Giving Men An Equal Voice In Divorce

Protecting your credit during divorce 

On Behalf of | Jun 12, 2024 | Divorce

While divorce can be a fresh start for everyone involved, it can have repercussions on each spouse’s finances. Divorce in itself is not cheap, and legal fees and other costs typically stretch into thousands of dollars. 

It’s also important to consider the identical implications of divorce after its conclusion. Divorce can impact a person’s credit score. Fortunately, there are some steps you can take to limit the adverse effects of divorce on credit. Here are some important points to consider

A joint and proactive approach 

While prenuptial and postnuptial agreements are often thought of in a negative light, they actually have several benefits. One benefit is that they can protect credit after a divorce. The sooner spouses agree on how property and assets are to be divided in a divorce, the less of a negative impact the process will have on credit scores. Nuptial agreements mean that spouses can avoid arguing over how most property should be divided. 
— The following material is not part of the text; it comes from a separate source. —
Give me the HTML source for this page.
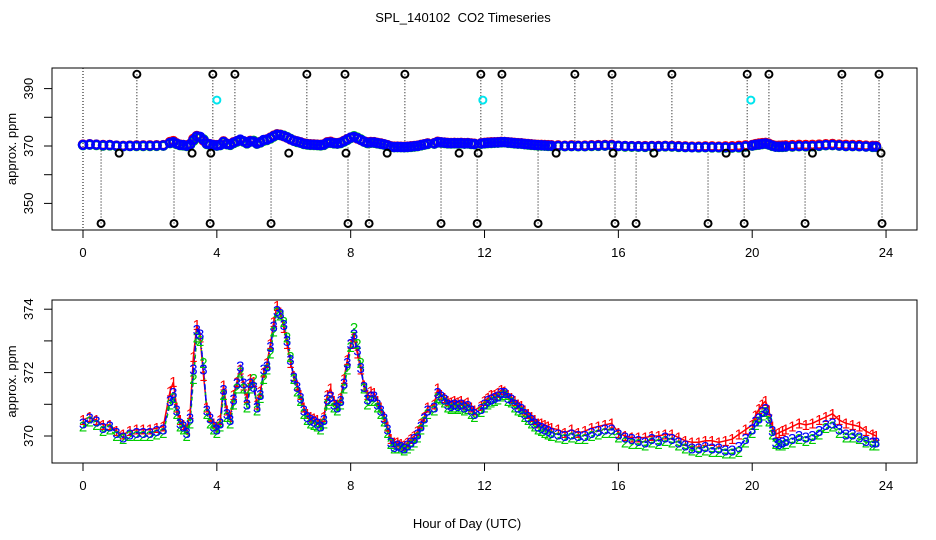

Even in instances where nuptial agreements have not been utilized, spouses can still work together to settle joint accounts in an appropriate manner and pay off joint debts. 

Being as organized as possible 

Credit scores drop due to unpaid financial obligations. While this can happen due to financial difficulties, it can also arise simply out of confusion. Spouses may not have a firm grasp of all of the accounts they have opened and loans they have taken out. All legitimate loans and accounts are traceable and can be uncovered before divorce proceedings. The more transparent spouses are with financial information, the less likely something is missed out, meaning that credit scores are less likely to drop. 

The more information you have at your disposal, the smoother the divorce will be. Having legal guidance will also help ensure that no stone is left unturned.